Monday, January 27, 2020

A Sunday Walk in Luxembourg Gardens

All of our work and school is very much intertwined with home life, so there's not always a differentiation between the two.  I love this about our life.  It gives me what I call in my head "the Little House on the Prairie" feeling.  From my youngest days the Ingalls' family home life resonated with me as something so wholesome and good.  They worked hard together, the played together, they rested together; they had a life that really was very whole, wholly centered in one place.  And though they often shared heartache, too, they were in it together.  

As much as I love our intertwined life it doesn't always give me the feeling of the weekend.  Weekends didn't exist back in the good old days (as the Dowager Duchess of Grantham could tell us), but as much as I love the old days I'm also a child of the modern age, and I've been trying to plan at least one thing that makes the weekend feel invigorating and refreshing, a taste of the freedom of being off work and school.  


So far this year that has looked like meals with friends.  This weekend K.J. had Saturday meetings, so I was hoping to go into the city a little while before church on Sunday and do something not too difficult or time consuming. 

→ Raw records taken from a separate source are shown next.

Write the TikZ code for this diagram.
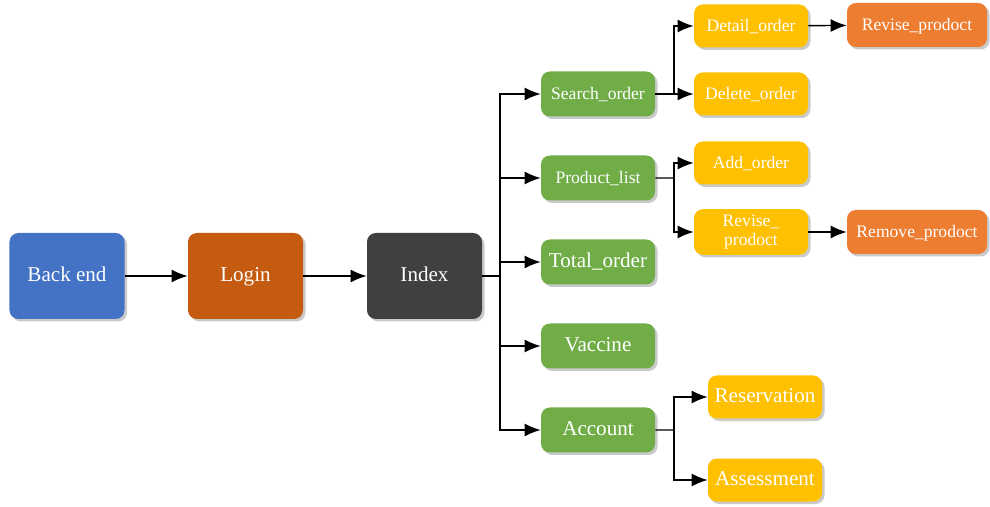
\documentclass[tikz,border=0pt]{standalone}
\usepackage{fontspec}
\setmainfont{Liberation Serif}
\usetikzlibrary{shapes.geometric, arrows, arrows.meta, positioning, shadows}
\definecolor{bkblue}{HTML}{4472C4}
\definecolor{lgbrown}{HTML}{C55A11}
\definecolor{ixgray}{HTML}{404040}
\definecolor{pagegreen}{HTML}{70AD47}
\definecolor{subyellow}{HTML}{FFC000}
\definecolor{actorange}{HTML}{ED7D31}
\tikzstyle{base} = [rectangle, rounded corners=5pt, text centered, text=white, text height=1.5ex, text depth=0.1ex, drop shadow={shadow xshift=0.05cm, shadow yshift=-0.05cm, fill=black!35, opacity=0.6}]
\tikzstyle{mainbox} = [base, minimum width=2.3cm, minimum height=1.72cm, font=\fontsize{12}{14}\selectfont]
\tikzstyle{page} = [base, minimum width=2.28cm, minimum height=0.9cm, fill=pagegreen]
\tikzstyle{sub} = [base, minimum width=2.28cm, minimum height=0.86cm, fill=subyellow]
\tikzstyle{act} = [base, minimum width=2.8cm, minimum height=0.88cm, fill=actorange, font=\fontsize{10}{12}\selectfont]
\tikzstyle{small} = [font=\fontsize{10}{12}\selectfont]
\tikzstyle{large} = [font=\fontsize{12}{14}\selectfont]
\tikzstyle{arrow} = [thick,-{Latex[length=3.2mm,width=2.6mm]}]

\begin{document}
\begin{tikzpicture}[node distance=3.57cm]
\useasboundingbox (0,0) rectangle (19.8,-10.14);

%main chain
\node (backend) [mainbox, fill=bkblue] at (1.34,-5.52) {Back end};
\node (login) [mainbox, fill=lgbrown, right of=backend] {Login};
\node (index) [mainbox, fill=ixgray, right of=login, xshift=0.01cm] {Index};

%pages
\node (search) [page, small] at (11.96,-1.88) {Search\_order};
\node (product) [page, small, below of=search, node distance=1.68cm] {Product\_list};
\node (total) [page, large, below of=product, node distance=1.68cm] {Total\_order};
\node (vaccine) [page, large, below of=total, node distance=1.68cm] {Vaccine};
\node (account) [page, large, below of=vaccine, node distance=1.68cm] {Account};

%sub pages
\node (detail) [sub, small] at (15.02,-0.52) {Detail\_order};
\node (delete) [sub, small] at (15.02,-1.88) {Delete\_order};
\node (add) [sub, small] at (15.02,-3.26) {Add\_order};
\node (revise) [sub, small, align=center, text height=, text depth=, font=\fontsize{10}{10.5}\selectfont] at (15.02,-4.64) {Revise\_\\prodoct};
\node (reserve) [sub, large] at (15.30,-7.94) {Reservation};
\node (assess) [sub, large] at (15.30,-9.60) {Assessment};

%actions
\node (reviseprod) [act] at (18.34,-0.50) {Revise\_prodoct};
\node (removeprod) [act] at (18.34,-4.64) {Remove\_prodoct};

%branch points
\coordinate (trunk) at (10.0,-5.52);
\coordinate (sbranch) at (13.48,-1.88);
\coordinate (pbranch) at (13.48,-3.56);
\coordinate (abranch) at (13.48,-8.60);

%% draw the chart
\draw [arrow] (backend) -- (login);
\draw [arrow] (login) -- (index);
\draw [thick] (index) -- (trunk);
\draw [arrow] (trunk) |- (search);
\draw [arrow] (trunk) |- (product);
\draw [arrow] (trunk) |- (total);
\draw [arrow] (trunk) |- (vaccine);
\draw [arrow] (trunk) |- (account);

\draw [thick] (search) -- (sbranch);
\draw [arrow] (sbranch) |- (detail);
\draw [arrow] (sbranch) -- (delete);
\draw [thick] (product) -- (pbranch);
\draw [arrow] (pbranch) |- (add);
\draw [arrow] (pbranch) |- (revise);
\draw [thick] (account) -- (abranch);
\draw [arrow] (abranch) |- (reserve);
\draw [arrow] (abranch) |- (assess);

\draw [arrow] (detail) -- (reviseprod);
\draw [arrow] (revise) -- (removeprod);

\end{tikzpicture}
\end{document}
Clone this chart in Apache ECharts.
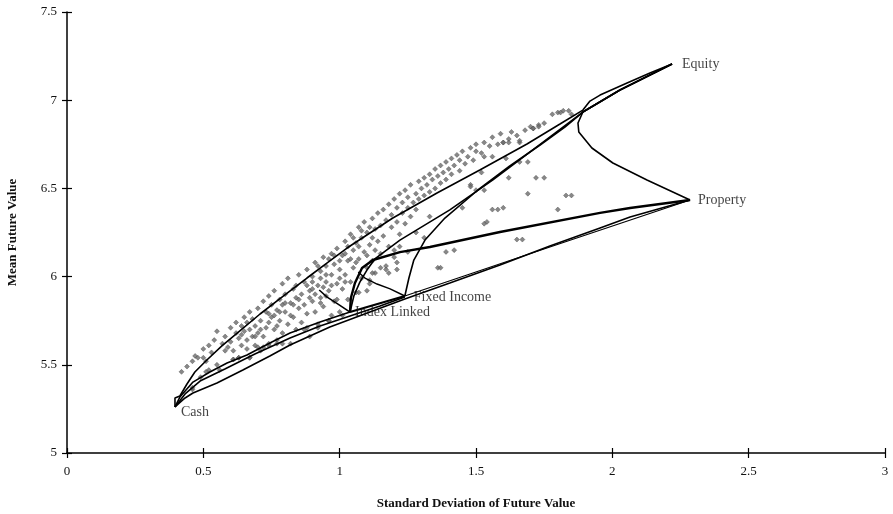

The perfect idea appeared in my mind Sunday morning, and while the idea was a good one, Sunday morning is not the ideal time to present a new plan for the day to my preacher husband whose plans always mature over time, while mine come to me as a sudden spark of inspiration I need to act on immediately:  Let's take a walk in Luxembourg Gardens!  It's a part of the city we don't visit often, it's free, it's exercise, it's perfect!  And as an aside, isn't it where Jean Valjean walked every Sunday morning with Cosette?  A literary reference makes any outing better.

la fontaine de Médicis

Parking in Paris is easier on Sundays because it is free, though it's still not easy to find a spot.  I thought this would be K.J.'s biggest hurdle to get over, but instead it was the memories of the last time he took the kids to le jardin du Luxembourg on a hot April day after a crowded, sweaty bus ride.  The complaints of the children still lingered in his ears, but we made it work, and after we'd enjoyed a nice walk, Ella remarked, "That was a lot better in January."  Win.


It's unusual to see fountains running in the winter, but I noticed several flowing yesterday.  It is still one of our favorite things to hear K.J. tell us what the statues are saying or thinking as we pass by them.  

We walked through the park and up to the Panthéon because the ceiling of the porch is so beautiful and intricate, and you can see the tip of the Eiffel Tower as you look down the street.  I knew we wouldn't be able to see much yesterday because it was so foggy, but Ella and I like when the tops of the buildings are concealed in fog; it gives a great air of mystery.

I like how people aren't in a hurry to take down the
Christmas decorations here.

Can you spot the middle of the Eiffel Tower between the Christmas trees?


I'm really glad we made this weekend outing work.